Areas outside of the noted triangle can be seen at supply from 126.10/122.66 and demand coming in at 96.41/100.81.
Daily timeframe:
Brought forward from previous analysis –
Demand at 105.70/106.66 remains in focus on the daily timeframe. Although a reasonably hardwearing zone since early May, buyers appear to be lacking spirit. The previous reaction on June 23, as you can see, failed to reach the 200-day simple moving average at 108.34 before rotating lower, emphasising buyer weakness.
Moves below current demand re-opens the risk of a return to support at 105.01.
H4 timeframe:
Brought forward from previous analysis –
Recent developments on the H4 timeframe reveal price movement to be carving out a consolidation between supply at 107.60/107.42 and demand coming in from 106.39/106.64.
Traders will also note the latter comes with a 161.8% Fib ext. level at 106.67 and is situated within the upper boundary of daily demand from 105.70/106.66.
Outside of the aforesaid range, peaks around 107.77 and the 108.09 level represent resistance, while through demand we can see support at 105.99.
H1 timeframe:
Trendline support (106.66) and the 100-period simple moving average, along with the 107 level, all gave way to reach support at 106.70 yesterday, a level that’s withstood two major downside attempts. 106.50 support remains in place should the pair decide on lower levels.
In terms of the RSI momentum oscillator, the value dug in and tested 22.00 yesterday and appears to want to now exit oversold territory.
Structures of Interest:
Failure to respond to H1 support at 106.70 today, 106.50 is likely on the cards as feasible support. Traders will note the level shares space with H4 demand at 106.39/106.64, which, as underlined above, is plotted inside daily demand at 105.70/106.66.
GBP/USD:
Monthly timeframe:
(Technical change on this timeframe is often limited though serves as guidance to potential longer-term moves)
Support at 1.1904/1.2235 and long-term trendline resistance (1.7191) offers clear structure to work with on the monthly timeframe, with the latter recently welcoming price action.
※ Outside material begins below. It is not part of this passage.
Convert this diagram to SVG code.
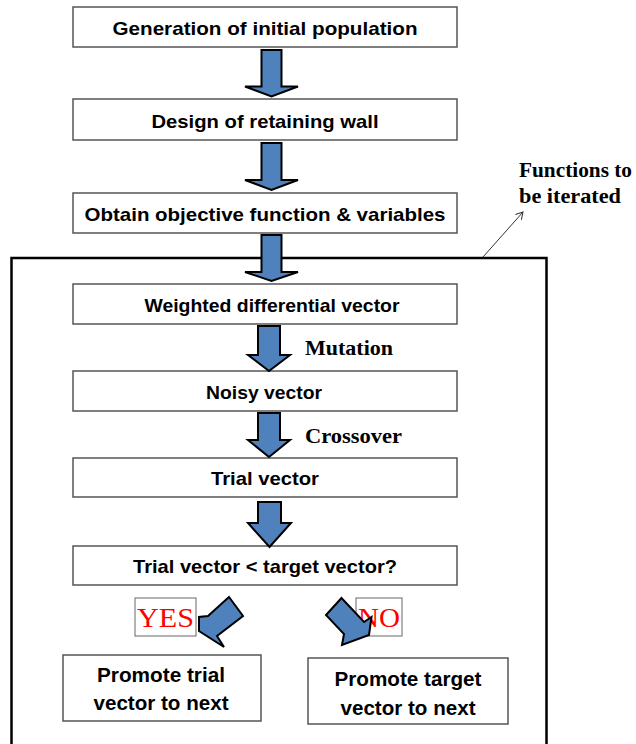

Concerning the primary trend, lower peaks and troughs have decorated the monthly chart since early 2008, placing 1.1904/1.2235 support in a vulnerable position.
Daily timeframe:
After mingling below the 200-day simple moving average at 1.2698 since July 9, yesterday’s action squeezed above the aforesaid value. This could witness price action work its way back to supply coming in from 1.3021/1.2844.
Furthermore, the RSI is seen closing in on overbought levels.
H4 timeframe:
Supply from 1.2720/1.2682 ceded ground Tuesday, with price action currently retesting the latter as demand. A GBP revival today has the 127.2% Fib ext. level at 1.2783 to target, closely followed by supply at 1.2851/1.2805.
H1 timeframe:
Tuesday, despite a brief flicker of activity around 1.27, observed price action push for space above 1.2750 resistance. As you can see, though, price movement failed to sustain gains above 1.2750 and, at the time of writing, has retreated to within a stone’s throw away from 1.27.
Interestingly, bearish divergence out of overbought waters was also seen yesterday, as we journeyed into 1.2750+ territory.
Structures of Interest:
With trade recently nudging into monthly trendline resistance, this could perhaps hinder upside attempts. Despite this, crossing the 200-day simple moving average on the daily timeframe is likely to lift the pair to supply at 1.3021/1.2844, a potential location active sellers reside.
With this being the case, dip-buying strategies off 1.27 (H1) could be seen today, having noted the psychological level sharing space with H4 demand at 1.2720/1.2682.